What is being asked: Look through the listing below and work out how many of its lines hold the word "Write". Give only the number.

Data for processing:
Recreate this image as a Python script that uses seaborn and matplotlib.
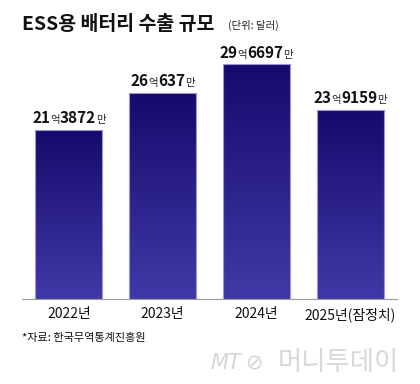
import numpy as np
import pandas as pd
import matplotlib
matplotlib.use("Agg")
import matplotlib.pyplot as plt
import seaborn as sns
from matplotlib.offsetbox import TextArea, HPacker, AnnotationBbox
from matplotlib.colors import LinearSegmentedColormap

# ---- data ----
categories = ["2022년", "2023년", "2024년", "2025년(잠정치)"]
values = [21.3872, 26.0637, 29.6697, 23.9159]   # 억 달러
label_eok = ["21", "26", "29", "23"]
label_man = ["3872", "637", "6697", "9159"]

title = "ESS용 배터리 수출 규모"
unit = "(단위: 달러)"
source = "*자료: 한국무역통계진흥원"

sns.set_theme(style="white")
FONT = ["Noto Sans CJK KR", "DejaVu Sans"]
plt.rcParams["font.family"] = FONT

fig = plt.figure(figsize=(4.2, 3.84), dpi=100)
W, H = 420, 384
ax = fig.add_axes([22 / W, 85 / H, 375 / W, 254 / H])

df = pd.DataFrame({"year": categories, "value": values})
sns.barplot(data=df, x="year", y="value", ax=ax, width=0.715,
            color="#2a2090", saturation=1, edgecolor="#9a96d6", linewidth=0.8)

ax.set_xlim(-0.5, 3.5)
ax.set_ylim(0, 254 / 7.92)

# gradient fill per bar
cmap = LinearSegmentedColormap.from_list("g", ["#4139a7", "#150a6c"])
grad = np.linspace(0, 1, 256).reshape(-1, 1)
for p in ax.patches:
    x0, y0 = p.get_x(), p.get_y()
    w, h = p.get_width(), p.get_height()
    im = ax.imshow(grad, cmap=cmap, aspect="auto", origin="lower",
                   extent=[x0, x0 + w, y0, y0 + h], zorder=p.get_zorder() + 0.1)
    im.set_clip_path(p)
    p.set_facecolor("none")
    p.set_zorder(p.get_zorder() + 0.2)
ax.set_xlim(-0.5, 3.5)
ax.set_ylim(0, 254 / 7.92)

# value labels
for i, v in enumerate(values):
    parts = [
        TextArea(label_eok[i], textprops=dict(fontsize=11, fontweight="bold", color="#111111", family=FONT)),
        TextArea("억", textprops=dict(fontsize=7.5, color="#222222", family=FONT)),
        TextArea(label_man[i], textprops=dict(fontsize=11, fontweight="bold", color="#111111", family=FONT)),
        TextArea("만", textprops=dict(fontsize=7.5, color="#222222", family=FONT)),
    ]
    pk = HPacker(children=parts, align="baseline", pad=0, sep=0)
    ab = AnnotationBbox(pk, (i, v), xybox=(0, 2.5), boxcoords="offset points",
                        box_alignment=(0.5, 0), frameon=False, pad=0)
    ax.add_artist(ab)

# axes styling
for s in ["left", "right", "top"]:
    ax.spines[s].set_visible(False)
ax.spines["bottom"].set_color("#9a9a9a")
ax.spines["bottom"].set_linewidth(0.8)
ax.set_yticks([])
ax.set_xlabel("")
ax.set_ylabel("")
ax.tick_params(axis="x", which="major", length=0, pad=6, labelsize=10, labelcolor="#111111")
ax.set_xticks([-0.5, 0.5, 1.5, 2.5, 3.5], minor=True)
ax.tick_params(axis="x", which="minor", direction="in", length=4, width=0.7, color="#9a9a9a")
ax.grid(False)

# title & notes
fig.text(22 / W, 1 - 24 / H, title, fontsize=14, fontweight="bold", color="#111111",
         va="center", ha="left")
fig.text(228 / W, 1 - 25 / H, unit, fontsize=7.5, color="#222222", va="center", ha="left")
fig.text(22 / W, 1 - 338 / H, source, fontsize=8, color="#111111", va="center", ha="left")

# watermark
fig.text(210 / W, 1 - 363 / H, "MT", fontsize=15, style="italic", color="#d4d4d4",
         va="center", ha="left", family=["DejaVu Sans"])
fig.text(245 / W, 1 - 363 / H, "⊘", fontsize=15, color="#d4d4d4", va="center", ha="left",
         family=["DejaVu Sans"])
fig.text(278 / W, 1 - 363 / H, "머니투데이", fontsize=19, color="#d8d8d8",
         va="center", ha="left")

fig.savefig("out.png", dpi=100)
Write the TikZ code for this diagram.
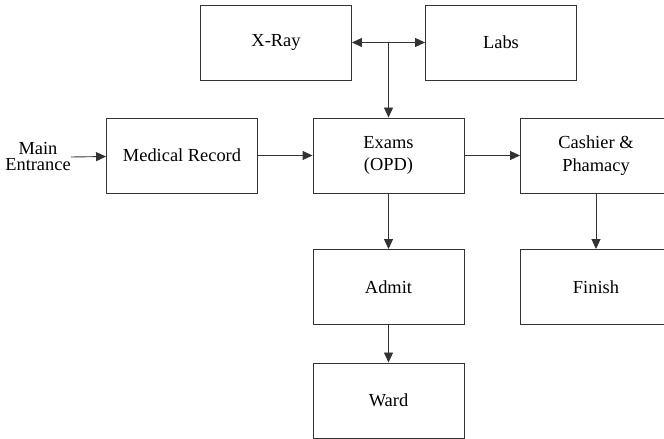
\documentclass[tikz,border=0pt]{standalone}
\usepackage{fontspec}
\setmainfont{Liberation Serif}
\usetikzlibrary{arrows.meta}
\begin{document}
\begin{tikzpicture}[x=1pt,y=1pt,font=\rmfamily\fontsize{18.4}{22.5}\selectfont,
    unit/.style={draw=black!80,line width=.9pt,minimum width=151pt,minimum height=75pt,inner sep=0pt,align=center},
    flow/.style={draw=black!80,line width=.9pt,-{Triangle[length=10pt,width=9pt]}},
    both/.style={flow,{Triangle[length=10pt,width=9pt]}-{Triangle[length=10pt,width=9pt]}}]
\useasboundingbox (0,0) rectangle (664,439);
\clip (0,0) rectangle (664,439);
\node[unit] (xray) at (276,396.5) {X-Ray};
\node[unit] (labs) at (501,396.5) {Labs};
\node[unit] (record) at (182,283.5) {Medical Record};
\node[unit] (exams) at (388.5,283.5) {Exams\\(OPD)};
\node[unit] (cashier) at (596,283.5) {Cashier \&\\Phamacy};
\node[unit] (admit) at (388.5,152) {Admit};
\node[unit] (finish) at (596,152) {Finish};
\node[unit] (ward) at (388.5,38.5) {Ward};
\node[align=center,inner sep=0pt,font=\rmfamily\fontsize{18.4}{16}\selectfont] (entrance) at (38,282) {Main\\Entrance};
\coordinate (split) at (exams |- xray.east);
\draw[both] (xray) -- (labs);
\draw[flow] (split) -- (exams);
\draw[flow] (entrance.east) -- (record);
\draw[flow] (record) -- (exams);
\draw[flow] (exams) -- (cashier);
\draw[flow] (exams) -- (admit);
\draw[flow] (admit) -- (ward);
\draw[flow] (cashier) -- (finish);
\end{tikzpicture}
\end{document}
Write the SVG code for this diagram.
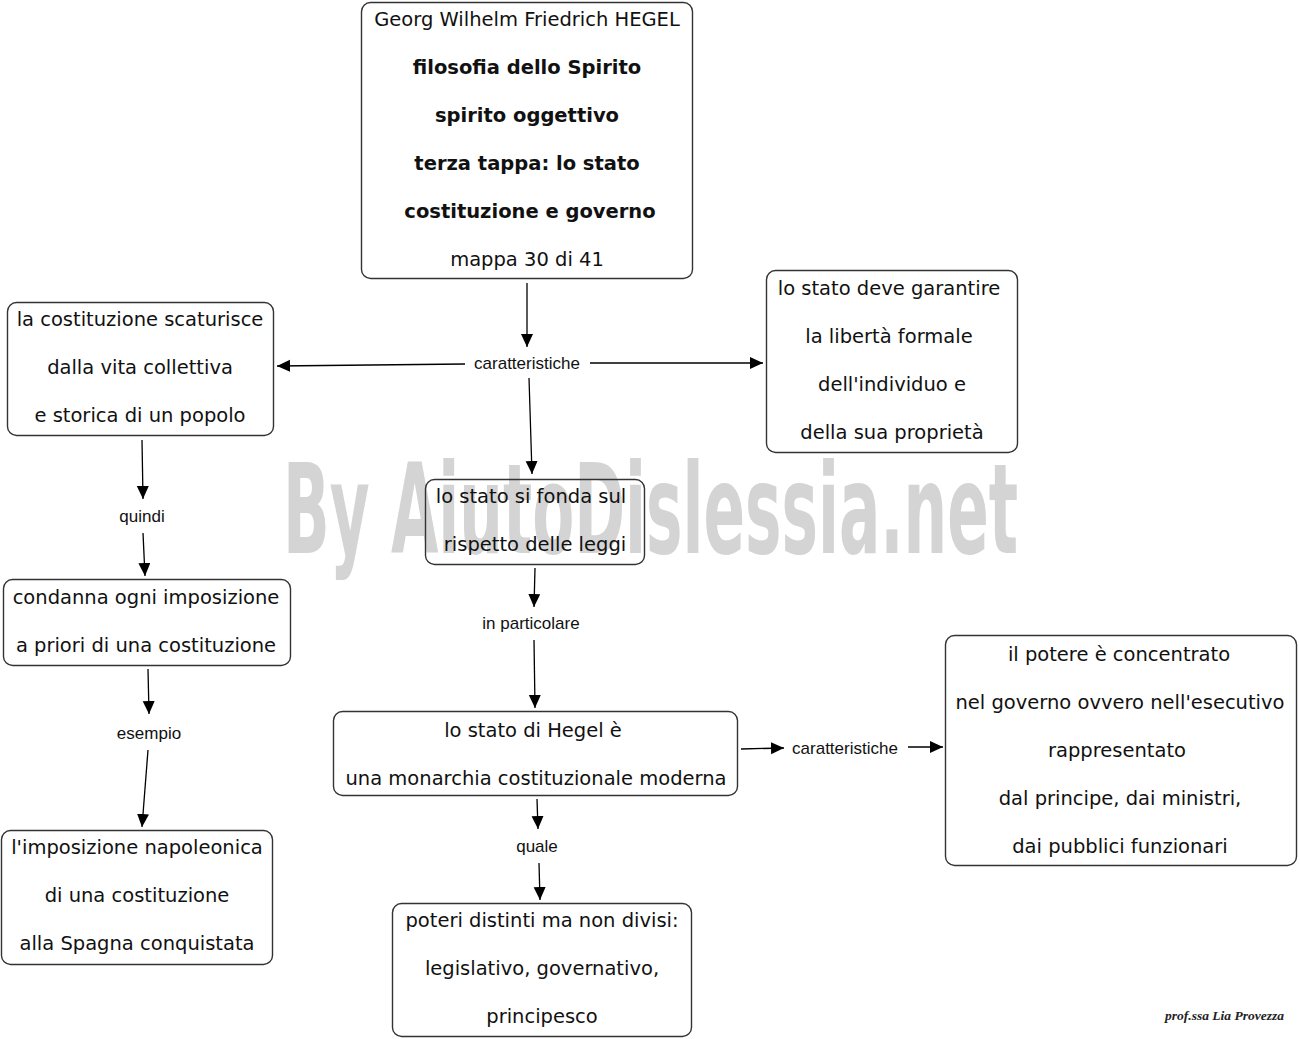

Problem solution: 2